Ces lieux communs pouvaient s'avérer d'autant plus pernicieux que par certains glissements du discours s'estompait la distance nécessaire entre le récit d'événements passés, inscrits dans une histoire biblique, et le vécu du temps présent. Les prédicateurs qui en ont fait usage ont sûrement contribué à entretenir dans la société de leur temps des attitudes antijuives et à nourrir l'imaginaire de leurs auditeurs par leurs propos. Mais il serait trompeur de s'en tenir à ce constat. D'une part, le cadre de la critique se limite ici aux actions prêtées aux juifs lors de la Passion puis du siège de Jérusalem, omettant le reproche le plus habituel qui est celui de leur avarice se traduisant dans la pratique de l'usure, et l'accusation des profanations d'hosties qui leur sont imputées ailleurs. D'autre part, bien d'autres sujets sont abordés dans les sermons composés pour cette fête liturgique, qui s'ajoutent ou se substituent à l'interprétation littérale du début de la péricope. Le dernier chapitre en fait l'inventaire. Les interprétations tropologiques du récit évangélique font de Jérusalem une figure de l'âme ou de l'Église, dans la perspective d'enseigner avant tout aux fidèles chrétiens l'urgence de la conversion. Les autres enseignements dispensés à la faveur de l'explication d'autres versets de la péricope, conformément à la technique du sermo modernus, portent sur les larmes du Christ, sur le devoir de prêcher à l'imitation du Christ, ou sur la simonie des clercs, à quoi s'ajoute l'alternative de fonder la prédication sur l'épître du jour, qui varie selon les lieux, mais ne suscite jamais de commentaires portant sur les juifs.

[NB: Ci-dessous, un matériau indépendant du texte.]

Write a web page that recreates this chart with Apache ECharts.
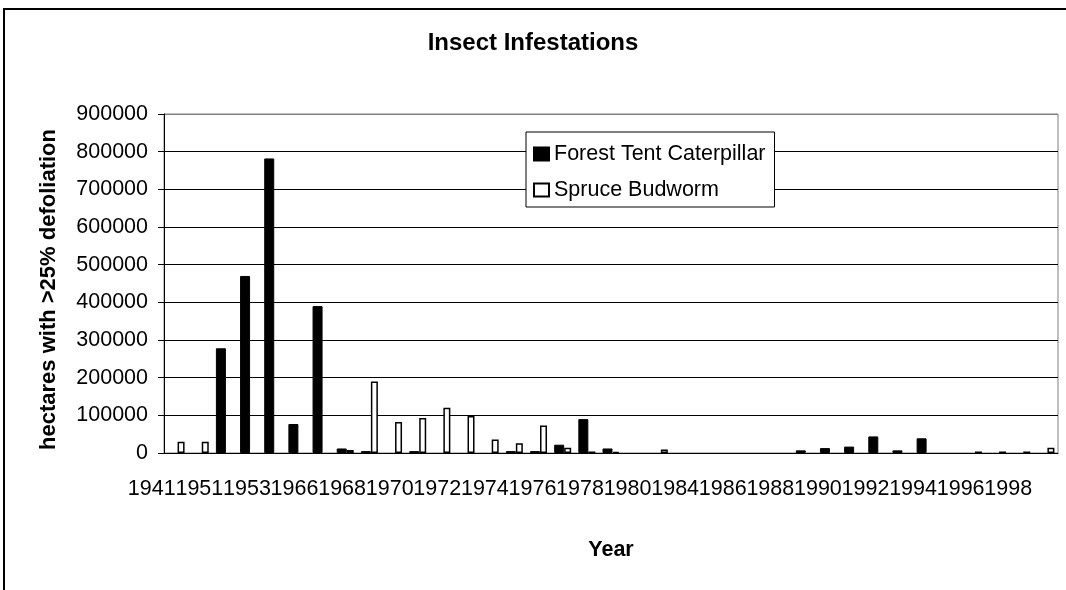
<!DOCTYPE html>
<html>
<head>
<meta charset="UTF-8">
<title>Insect Infestations</title>
<style>
  html, body { margin: 0; padding: 0; background: #fff; }
  #chart { width: 1066px; height: 590px; }
</style>
</head>
<body>
<div id="chart"></div>
<script src="https://cdn.jsdelivr.net/npm/echarts@6/dist/echarts.min.js"></script>
<script>
// one category per year in the source table (only every other one gets a label)
var years = ['1941', '1950', '1951', '1952', '1953', '1954', '1966', '1967', '1968', '1969',
  '1970', '1971', '1972', '1973', '1974', '1975', '1976', '1977', '1978', '1979',
  '1980', '1982', '1984', '1985', '1986', '1987', '1988', '1989', '1990', '1991',
  '1992', '1993', '1994', '1995', '1996', '1997', '1998'];

var forestTent = [0, 0, 278000, 470000, 782000, 77000, 390000, 12000, 5000, 0,
  5000, 0, 0, 0, 5000, 5000, 22000, 90000, 12000, 0,
  0, 0, 0, 0, 0, 0, 7000, 13000, 17000, 44000,
  7000, 39000, 0, 0, 0, 0, 0];

var spruceBud = [30000, 30000, 0, 0, 0, 0, 0, 8000, 190000, 82000,
  93000, 120000, 98000, 36000, 26000, 73000, 14000, 4000, 3000, 0,
  9000, 0, 0, 0, 0, 0, 0, 0, 0, 0,
  0, 0, 0, 4000, 4000, 4000, 14000];

var tickLabels = years.filter(function (y, i) { return i % 2 === 0; });
var yTicks = [0, 100000, 200000, 300000, 400000, 500000, 600000, 700000, 800000, 900000];

var font = 'Liberation Sans, Arial, sans-serif';
var fs = 21.5;

// gridlines black, the top one is the grey plot border
var gridColors = yTicks.map(function (v, i) { return i === yTicks.length - 1 ? '#808080' : '#000'; });

// empty years: no bar at all (a zero bar would still show its border)
function noZero(arr) {
  return arr.map(function (v) { return v === 0 ? '-' : v; });
}

var myChart = echarts.init(document.getElementById('chart'));
myChart.setOption({
  animation: false,
  backgroundColor: '#fff',
  textStyle: { fontFamily: font, color: '#000' },
  graphic: [{
    type: 'rect',
    shape: { x: 4, y: 9, width: 1100, height: 620 },
    style: { fill: 'none', stroke: '#000', lineWidth: 2 },
    silent: true
  }],
  title: {
    text: 'Insect Infestations',
    left: 'center',
    top: 31,
    padding: 0,
    textStyle: { fontFamily: font, fontSize: 24, fontWeight: 'bold', color: '#000' }
  },
  legend: {
    orient: 'vertical',
    left: 526,
    top: 132,
    padding: [11, 9, 6, 7],
    itemGap: 14,
    itemWidth: 15,
    itemHeight: 13,
    backgroundColor: '#fff',
    borderColor: '#000',
    borderWidth: 1,
    icon: 'rect',
    textStyle: { fontFamily: font, fontSize: fs, color: '#000' },
    data: ['Forest Tent Caterpillar', 'Spruce Budworm']
  },
  grid: [
    { left: 164, right: 8, top: 114, bottom: 137, show: true, borderColor: '#808080', borderWidth: 1 },
    // only carries the row of year labels
    { left: 128, right: 34, top: 114, bottom: 137 }
  ],
  xAxis: [{
    type: 'category',
    gridIndex: 0,
    data: years,
    name: 'Year',
    nameLocation: 'middle',
    nameGap: 86,
    nameTextStyle: { fontFamily: font, fontSize: fs, fontWeight: 'bold', color: '#000' },
    axisLine: { lineStyle: { color: '#000', width: 1 } },
    axisTick: { interval: 0, length: 5, lineStyle: { color: '#000' } },
    axisLabel: { show: false }
  }, {
    type: 'category',
    gridIndex: 1,
    data: tickLabels,
    axisLine: { show: false },
    axisTick: { show: false },
    axisLabel: { interval: 0, margin: 25, fontFamily: font, fontSize: fs, color: '#000' }
  }],
  yAxis: [{
    type: 'value',
    gridIndex: 0,
    min: 0,
    max: 900000,
    interval: 100000,
    name: 'hectares with >25% defoliation',
    nameLocation: 'middle',
    nameGap: 104,
    nameTextStyle: { fontFamily: font, fontSize: 22, fontWeight: 'bold', color: '#000', padding: [0, 0, 0, -12] },
    axisLine: { show: true, lineStyle: { color: '#000', width: 1 } },
    axisTick: { show: true, length: 6, lineStyle: { color: '#000' } },
    axisLabel: {
      margin: 16, fontFamily: font, fontSize: fs, color: '#000',
      formatter: function (v) { return String(v); }
    },
    splitLine: { show: true, lineStyle: { color: gridColors, width: 1 } }
  }, {
    type: 'value',
    gridIndex: 1,
    show: false,
    min: 0,
    max: 900000
  }],
  series: [{
    name: 'Forest Tent Caterpillar',
    type: 'bar',
    xAxisIndex: 0,
    yAxisIndex: 0,
    data: noZero(forestTent),
    barWidth: 10,
    barGap: '0%',
    itemStyle: { color: '#000', borderColor: '#000', borderWidth: 1 }
  }, {
    name: 'Spruce Budworm',
    type: 'bar',
    xAxisIndex: 0,
    yAxisIndex: 0,
    data: noZero(spruceBud),
    barWidth: 7,
    barGap: '0%',
    itemStyle: { color: '#fff', borderColor: '#000', borderWidth: 1.5 }
  }]
});
</script>
</body>
</html>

En définitive, l'analyse minutieuse du corpus conduit l'auteur à faire preuve, à juste titre, d'une grande prudence dans son interprétation. L'historien manque de données fiables pour démontrer à coup sûr une dissémination de l'antijudaïsme par la médiation des prédicateurs. L'usage effectif des sermons modèles dans les prises de parole est presque toujours impossible à discerner, de même que la chronologie respective de la production des textes et des manifestations sociales de l'antijudaïsme.